A second flavor, WPA2, was released later, with an additional, stronger encryption method; the gap was due to a delay in a standards group finishing a thorough revision of Wi-Fi’s security. WPA2 handles both TKIP and the AES-CCMP protocol (you really don’t want to know what that stands for).

The flaw that Erik Tews and Martin Beck have documented in a paper Tews will present in Japan next week involves a weakness in WEP that carried over into TKIP. TKIP was supposed to fix all of WEP’s problems, while still working with older hardware. Beck discovered, and the students tested and documented, that it was possible to examine short packets – lumps of data containing brief network messages, for instance – and extract the encryption data without violating any of the safeguards against that had been added to TKIP.

This isn’t a key crack – that is, you can’t use this method to recover a TKIP key and then decrypt all traffic over a network. Rather, it’s a very clever way to resend (or inject) a packet that appears valid into a network. The two researchers bypassed yet another TKIP protection using features added in Wi-Fi to ensure that data containing voice-over-IP and streaming audio or video wouldn’t be overwhelmed by data that didn’t need to arrive in a timely fashion.

(If you want the technical details, you can read my long article for Ars Technica, in which I interview Tews. You can also see a piece I wrote at Wi-Fi Networking News that has more technical detail than this article, but less than the Ars Technica feature.)

The good news is that this exploit is very tiny, and may be difficult for a cracker to pull off. The crack requires physical proximity, where someone can sniff your network data. It also likely won’t work with corporate Wi-Fi networks that are well designed, and which change some encryption properties every few minutes.

For home networks, if you’re the least bit concerned, you can modify a setting on your base station. The AES-CCMP method isn’t vulnerable to this exploit, and you can choose to use only that encryption method.

For Mac users to switch to AES-CCMP, you need at least Mac OS X 10.3 Panther, an AirPort Extreme Card (available as an add-on or built-in option for every Mac starting in 2003), and any Apple Wi-Fi base station shipped in 2003 or later (such as the original AirPort Extreme Base Station). Windows and Linux systems starting in 2003 should also include AES-CCMP support or be upgradable through firmware patches. (There are some add-ons from third parties, mostly free, to allow Windows 2000 to handle AES-CCMP if the underlying hardware is also compatible.)

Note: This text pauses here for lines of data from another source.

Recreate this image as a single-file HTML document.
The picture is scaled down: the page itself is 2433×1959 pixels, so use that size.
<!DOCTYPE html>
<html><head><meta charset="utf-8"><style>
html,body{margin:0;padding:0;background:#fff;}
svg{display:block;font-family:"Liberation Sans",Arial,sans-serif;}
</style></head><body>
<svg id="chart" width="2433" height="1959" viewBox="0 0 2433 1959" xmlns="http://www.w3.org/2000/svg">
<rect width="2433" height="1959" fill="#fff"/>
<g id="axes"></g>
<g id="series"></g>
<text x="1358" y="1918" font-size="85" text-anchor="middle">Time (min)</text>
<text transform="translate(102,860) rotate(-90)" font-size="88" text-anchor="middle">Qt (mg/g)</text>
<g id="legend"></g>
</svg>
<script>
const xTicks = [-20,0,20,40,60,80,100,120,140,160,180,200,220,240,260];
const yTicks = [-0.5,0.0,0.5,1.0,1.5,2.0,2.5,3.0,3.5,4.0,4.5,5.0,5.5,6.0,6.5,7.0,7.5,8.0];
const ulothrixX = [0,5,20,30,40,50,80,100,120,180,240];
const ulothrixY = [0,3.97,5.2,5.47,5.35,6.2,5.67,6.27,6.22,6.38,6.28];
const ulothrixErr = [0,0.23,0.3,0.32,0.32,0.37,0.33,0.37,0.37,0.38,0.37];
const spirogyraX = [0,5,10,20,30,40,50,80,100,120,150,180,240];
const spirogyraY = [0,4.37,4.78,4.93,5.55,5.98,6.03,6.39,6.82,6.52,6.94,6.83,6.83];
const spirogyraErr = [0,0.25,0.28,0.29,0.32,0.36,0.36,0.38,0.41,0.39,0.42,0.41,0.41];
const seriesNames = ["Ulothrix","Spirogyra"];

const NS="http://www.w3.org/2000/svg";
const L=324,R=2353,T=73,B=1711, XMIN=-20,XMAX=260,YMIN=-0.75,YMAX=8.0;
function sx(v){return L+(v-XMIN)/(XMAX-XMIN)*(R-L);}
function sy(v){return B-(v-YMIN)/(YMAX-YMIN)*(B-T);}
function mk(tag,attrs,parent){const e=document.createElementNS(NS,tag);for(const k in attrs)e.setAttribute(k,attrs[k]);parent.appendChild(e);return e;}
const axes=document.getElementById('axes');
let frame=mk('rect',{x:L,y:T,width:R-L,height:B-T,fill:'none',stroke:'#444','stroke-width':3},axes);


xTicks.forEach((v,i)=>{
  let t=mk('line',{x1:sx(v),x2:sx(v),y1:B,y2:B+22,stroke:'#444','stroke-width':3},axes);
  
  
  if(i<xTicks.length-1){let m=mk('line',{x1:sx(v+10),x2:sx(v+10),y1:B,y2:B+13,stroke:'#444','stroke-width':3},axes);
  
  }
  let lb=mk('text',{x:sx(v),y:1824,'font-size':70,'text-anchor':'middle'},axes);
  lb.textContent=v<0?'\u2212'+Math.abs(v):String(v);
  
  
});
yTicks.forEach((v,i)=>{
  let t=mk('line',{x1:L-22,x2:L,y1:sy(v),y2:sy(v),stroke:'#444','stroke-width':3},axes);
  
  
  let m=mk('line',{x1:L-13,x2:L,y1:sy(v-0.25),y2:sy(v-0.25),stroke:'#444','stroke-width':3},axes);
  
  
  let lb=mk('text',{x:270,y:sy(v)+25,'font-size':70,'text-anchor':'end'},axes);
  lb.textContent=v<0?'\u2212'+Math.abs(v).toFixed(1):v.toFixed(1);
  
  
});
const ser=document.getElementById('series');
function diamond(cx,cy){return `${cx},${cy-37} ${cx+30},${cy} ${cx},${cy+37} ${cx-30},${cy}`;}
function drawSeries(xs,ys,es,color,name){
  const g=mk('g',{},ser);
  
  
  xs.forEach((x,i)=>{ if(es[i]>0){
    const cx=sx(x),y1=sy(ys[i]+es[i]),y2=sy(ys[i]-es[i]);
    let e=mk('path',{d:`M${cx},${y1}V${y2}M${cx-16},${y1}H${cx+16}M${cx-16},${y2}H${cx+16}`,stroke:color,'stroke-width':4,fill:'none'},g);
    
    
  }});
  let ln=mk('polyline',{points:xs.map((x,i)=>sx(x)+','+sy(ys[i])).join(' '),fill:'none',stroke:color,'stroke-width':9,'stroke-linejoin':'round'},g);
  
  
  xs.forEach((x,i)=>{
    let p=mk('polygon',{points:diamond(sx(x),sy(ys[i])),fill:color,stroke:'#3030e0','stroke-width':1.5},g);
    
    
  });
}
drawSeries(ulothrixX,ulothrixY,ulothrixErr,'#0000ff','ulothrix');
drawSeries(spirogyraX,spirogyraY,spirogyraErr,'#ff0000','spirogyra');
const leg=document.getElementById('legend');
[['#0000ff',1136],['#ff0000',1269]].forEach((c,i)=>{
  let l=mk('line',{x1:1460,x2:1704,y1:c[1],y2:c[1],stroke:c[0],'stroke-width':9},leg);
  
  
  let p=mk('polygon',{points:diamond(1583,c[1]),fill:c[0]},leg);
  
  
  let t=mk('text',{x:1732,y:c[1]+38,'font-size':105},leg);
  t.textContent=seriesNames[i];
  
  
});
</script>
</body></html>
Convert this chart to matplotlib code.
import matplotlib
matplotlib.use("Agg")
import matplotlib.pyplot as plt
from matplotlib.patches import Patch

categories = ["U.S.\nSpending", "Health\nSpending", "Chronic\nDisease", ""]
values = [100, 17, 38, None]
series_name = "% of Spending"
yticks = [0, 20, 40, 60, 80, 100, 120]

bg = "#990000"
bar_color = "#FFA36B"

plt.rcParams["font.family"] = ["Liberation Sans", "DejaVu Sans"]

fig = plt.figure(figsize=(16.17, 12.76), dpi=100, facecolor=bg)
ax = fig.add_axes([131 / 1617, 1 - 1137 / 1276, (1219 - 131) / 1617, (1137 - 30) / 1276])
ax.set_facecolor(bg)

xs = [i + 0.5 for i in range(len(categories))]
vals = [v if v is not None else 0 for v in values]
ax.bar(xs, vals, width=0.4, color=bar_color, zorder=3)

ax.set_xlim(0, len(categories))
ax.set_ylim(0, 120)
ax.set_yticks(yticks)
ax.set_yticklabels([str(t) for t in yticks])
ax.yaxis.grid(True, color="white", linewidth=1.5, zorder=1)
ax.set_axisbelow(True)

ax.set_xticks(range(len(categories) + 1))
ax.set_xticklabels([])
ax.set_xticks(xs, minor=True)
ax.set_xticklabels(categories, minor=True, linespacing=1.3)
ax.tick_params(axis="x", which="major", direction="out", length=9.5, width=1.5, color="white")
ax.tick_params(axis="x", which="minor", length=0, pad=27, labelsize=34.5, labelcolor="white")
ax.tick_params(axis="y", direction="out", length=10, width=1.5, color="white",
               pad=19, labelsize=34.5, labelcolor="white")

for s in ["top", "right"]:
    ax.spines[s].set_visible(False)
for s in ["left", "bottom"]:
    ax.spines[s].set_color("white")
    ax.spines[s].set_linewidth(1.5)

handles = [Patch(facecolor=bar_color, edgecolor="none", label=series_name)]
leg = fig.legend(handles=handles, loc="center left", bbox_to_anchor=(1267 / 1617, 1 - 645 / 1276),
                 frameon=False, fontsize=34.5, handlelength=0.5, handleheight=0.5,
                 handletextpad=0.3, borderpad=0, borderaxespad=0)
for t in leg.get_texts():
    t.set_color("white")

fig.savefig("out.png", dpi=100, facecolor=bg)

Macs with the original AirPort Card can’t use AES-CCMP encryption; the hardware simply can’t deal with it. AirPort Extreme Cards released in 2003 were built to handle what was already known would be needed. Likewise, the pre-2003 AirPort Base Stations can’t use WPA at all: neither TKIP nor AES-CCMP is supported.

The iPhone and iPod touch, like all hardware shipped with a Wi-Fi label attached since November 2004, include full WPA2 support, which means they can handle both TKIP and AES-CCMP. Starting that month, the Wi-Fi Alliance required that companies support WPA2 for products that were to use the Wi-Fi name.

You can switch an Apple Wi-Fi base station to use only AES-CCMP by following these steps:

  1. Launch AirPort Utility. (It’s found in the Applications > Utilities folder, or can be downloaded for Tiger and Windows from Apple’s support site. See “Apple Releases Updated AirPort Utility for Tiger, Leopard, Windows,” 2008-03-11.)
  2. Select your base station in the list at left.
  3. Click the Manual Setup button.
  4. Click the Wireless tab under the AirPort view.
  5. From the Wireless Security pop-up menu, select WPA2 Personal. The text below changes to read “WPA2 clients can join this network using AES-CCMP.”
  6. Click Update to restart the base station with the new settings. This causes a momentary network interruption for any device using the base station via Wi-Fi or Ethernet. (Make sure you unmount networked volumes first.)

Please note that older computers that can’t use WPA2’s AES-CCMP to connect won’t alert you to that fact. In the office I share with Jeff Carlson, we originally configured our network to use WPA2 Personal, back in 2005. This was fine, because all the computers in the office were newer. When a visitor arrived with an older Mac, we couldn’t connect it to the network, but there was no specific error: just a message that it couldn’t connect. We eventually figured it out and had to back off to WPA/WPA2 Personal.

You may have seen early coverage of this exploit suggesting that the TKIP key or WPA encryption was broken. It’s not. This is a very interesting, very clever compromise that currently has no wide-reaching repercussions. But it’s also the first wedge that’s been successfully inserted into TKIP, and should help push a move to AES-CCMP by those who care about security.